Journal/Case Study

How we put a clinician copilot in patient rooms in nine weeks

A case study in moving fast with AI in a high-stakes environment. From brief to five hospitals piloting in nine weeks, and what it actually took to get there.

Muhammad AsfandyarApril 15, 20258 min read

Nine weeks is fast. We know it sounds like a pitch. But the timeline isn't the interesting part. What's interesting is the sequence of decisions that made it possible, and the ones that would have killed it if we'd got them wrong.

The brief

Lattice Health had a documentation problem. Clinicians were spending 30 to 40% of their in-room time charting, summarising, filling in structured fields. Time that should have been spent with the patient was going to the EHR.

The ask: a copilot that listens to the consultation, surfaces relevant patient history, flags missing documentation fields, and generates a draft note for the clinician to review before they leave the room.

The goal was not to replace clinical judgment. It was to take the clerical load off it so there was more room for the actual judgment.

What week one actually looked like

We spent the first five days at two clinical sites. Not coding. Watching. We needed to understand the consultation rhythm: when the clinician looks at the screen, when they don't, what information is actually useful in the room versus what's only relevant after.

By Friday of week one we had a hypothesis: the highest-value thing the system could do was surface the last two relevant entries from the patient record right at the start of a consultation. Everything else was secondary. That single insight shaped the entire architecture.

The build

Weeks two through six were core build. We used a specialised language model fine-tuned on clinical notes rather than a general-purpose model, because in a clinical context, "almost right" isn't a category that exists. The pipeline was two stages: transcription, then structured extraction with a human-review step before any note goes into the record.

The interface was one screen.
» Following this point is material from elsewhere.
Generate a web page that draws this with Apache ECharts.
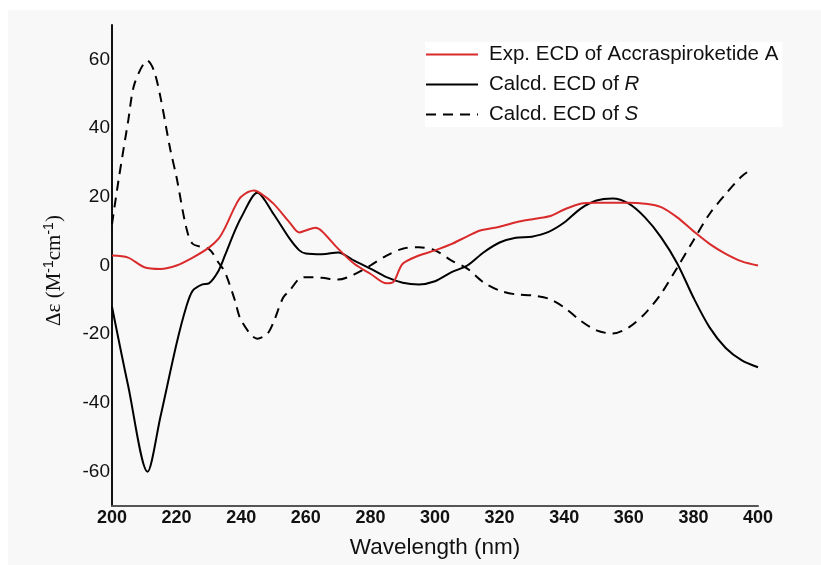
<!DOCTYPE html>
<html>
<head>
<meta charset="utf-8">
<title>ECD spectra</title>
<script src="https://cdn.jsdelivr.net/npm/echarts@6/dist/echarts.min.js"></script>
<style>
  html, body { margin: 0; padding: 0; background: #ffffff; }
  #chart { width: 821px; height: 565px; }
</style>
</head>
<body>
<div id="chart"></div>
<script>
// 实验 ECD 曲线
const expNm = [200, 205, 210, 215, 220, 225, 230, 233, 235, 238, 240, 244, 246, 250, 255, 258, 260, 263, 265, 270, 275, 280, 285, 287, 290, 295, 300, 305, 310, 314, 320, 326, 331, 336, 340, 345, 350, 360, 365, 370, 375, 380, 385, 390, 395, 400];
const expVal = [2.9, 2.3, -0.5, -1, 0, 2.3, 5.2, 7.8, 11, 17, 20, 21.8, 21, 18, 12.5, 9.6, 10.2, 11, 10, 4.9, 0.5, -2.4, -5.2, -4.9, 0.5, 2.9, 4.4, 6.2, 8.5, 10.2, 11.3, 12.8, 13.6, 14.5, 16.3, 18, 18.3, 18.3, 18, 17, 14, 10, 6.3, 3.4, 1.2, 0];

// 计算 ECD (R)
const rNm = [200, 205, 211, 215, 220, 223, 225, 228, 230, 233, 235, 238, 240, 245, 250, 255, 258, 260, 265, 270, 275, 280, 285, 290, 295, 300, 305, 310, 315, 320, 325, 330, 335, 340, 345, 350, 355, 360, 365, 370, 375, 380, 385, 390, 395, 400];
const rVal = [-12, -35, -60, -44, -22.7, -12, -7.3, -5.5, -5.2, -1.5, 3, 10, 14, 21.2, 15, 7.8, 4.4, 3.5, 3.3, 3.8, 1.4, -0.9, -3.4, -5, -5.5, -4.6, -2, 0, 3.8, 6.7, 8.1, 8.4, 9.7, 12.5, 16.5, 18.9, 19.5, 18, 14, 8.2, 0.6, -9.3, -18, -24, -27.6, -29.6];

// 计算 ECD (S)
const sNm = [200, 202, 205, 207, 211, 213, 215, 218, 220, 223, 225, 230, 233, 235, 238, 240, 245, 248, 250, 253, 255, 258, 260, 265, 270, 275, 280, 285, 290, 295, 300, 305, 310, 315, 320, 325, 330, 335, 340, 345, 350, 355, 360, 365, 370, 375, 380, 385, 390, 395, 398];
const sVal = [12, 24.7, 42, 53, 59.6, 56.7, 49, 34, 25.6, 11, 6.3, 4.8, 0.8, -2, -10, -16, -21.3, -20, -16.5, -9.3, -7.3, -3.8, -3.4, -3.6, -4.1, -2.6, 0, 2.9, 4.9, 5.3, 4.4, 1.5, -0.9, -4.9, -7.3, -8.4, -8.7, -9.6, -12.2, -16, -18.9, -19.8, -18, -14, -8.2, -0.6, 7.3, 15, 20.8, 26, 28];

// 刻度标签
const xTicks = [200, 220, 240, 260, 280, 300, 320, 340, 360, 380, 400];
const yTicks = [-60, -40, -20, 0, 20, 40, 60];

const seriesNames = ["Exp. ECD of Accraspiroketide A", "Calcd. ECD of R", "Calcd. ECD of S"];

const pairs = (xs, ys) => xs.map((x, i) => [x, ys[i]]);

const chart = echarts.init(document.getElementById("chart"));

const option = {
  backgroundColor: "#ffffff",
  animation: false,
  // 浅灰底色
  graphic: [
    {
      type: "rect",
      left: 8,
      top: 10,
      shape: { width: 813, height: 555 },
      style: { fill: "#f8f8f8" },
      z: -10,
    },
  ],
  grid: {
    left: 112,
    right: 63,
    top: 25,
    bottom: 59,
  },
  legend: {
    orient: "vertical",
    left: 425,
    top: 42,
    itemWidth: 52,
    itemHeight: 14,
    itemGap: 9,
    backgroundColor: "#ffffff",
    padding: [2, 4, 2, 0],
    data: seriesNames,
    // 图例只画线，不画圆点
    itemStyle: { opacity: 0 },
    textStyle: {
      fontFamily: "Liberation Sans",
      fontSize: 20.5,
      color: "#111",
      padding: [0, 0, 0, 6],
      rich: {
        i: { fontFamily: "Liberation Sans", fontSize: 20.5, fontStyle: "italic", color: "#111" },
      },
    },
    formatter: (name) => name.replace(/ (R|S)$/, " {i|$1}"),
  },
  xAxis: {
    type: "value",
    min: 200,
    max: 400,
    name: "Wavelength (nm)",
    nameLocation: "middle",
    nameGap: 30,
    nameTextStyle: { fontFamily: "Liberation Sans", fontSize: 22.5, color: "#111" },
    axisLine: { onZero: false, lineStyle: { color: "#555", width: 2 } },
    axisTick: { show: false },
    splitLine: { show: false },
    axisLabel: {
      customValues: xTicks,
      margin: 3,
      fontFamily: "Liberation Sans",
      fontWeight: "bold",
      fontSize: 18,
      color: "#111",
    },
  },
  yAxis: {
    type: "value",
    min: -70,
    max: 70,
    name: "Δε (M{s|-1}cm{s|-1})",
    nameLocation: "middle",
    nameGap: 46,
    nameTextStyle: {
      fontFamily: "Liberation Serif",
      fontSize: 21,
      color: "#111",
      padding: [0, 10, 0, 0],
      rich: {
        s: { fontFamily: "Liberation Sans", fontSize: 14, verticalAlign: "top", padding: [0, 0, 10, 0], color: "#111" },
      },
    },
    axisLine: { onZero: false, lineStyle: { color: "#111", width: 2 } },
    axisTick: { show: false },
    splitLine: { show: false },
    axisLabel: {
      customValues: yTicks,
      margin: 2,
      fontFamily: "Liberation Sans",
      fontSize: 19,
      color: "#111",
    },
  },
  series: [
    {
      name: seriesNames[0],
      type: "line",
      data: pairs(expNm, expVal),
      smooth: 0.3,
      showSymbol: false,
      symbol: "none",
      lineStyle: { color: "#d92b2b", width: 2 },
      itemStyle: { color: "#d92b2b" },
      z: 3,
    },
    {
      name: seriesNames[1],
      type: "line",
      data: pairs(rNm, rVal),
      smooth: 0.3,
      showSymbol: false,
      symbol: "none",
      lineStyle: { color: "#000", width: 2 },
      itemStyle: { color: "#000" },
      z: 2,
    },
    {
      name: seriesNames[2],
      type: "line",
      data: pairs(sNm, sVal),
      smooth: 0.3,
      showSymbol: false,
      symbol: "none",
      lineStyle: { color: "#000", width: 2, type: [10, 7] },
      itemStyle: { color: "#000" },
      z: 1,
    },
  ],
};

chart.setOption(option);
</script>
</body>
</html>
No onboarding flow, no tutorial, no help modal. If a clinician needed to be trained to use it, we'd built the wrong thing.

Five hospitals

By week nine: a live system running in a controlled pilot across five sites in two health networks. Not a demo, not a PoC. Real clinicians, real patients, real consultations. Documentation time dropped by an average of 22 minutes per clinician per day. Across a hundred clinicians, that's 37 hours of direct care capacity added every single day.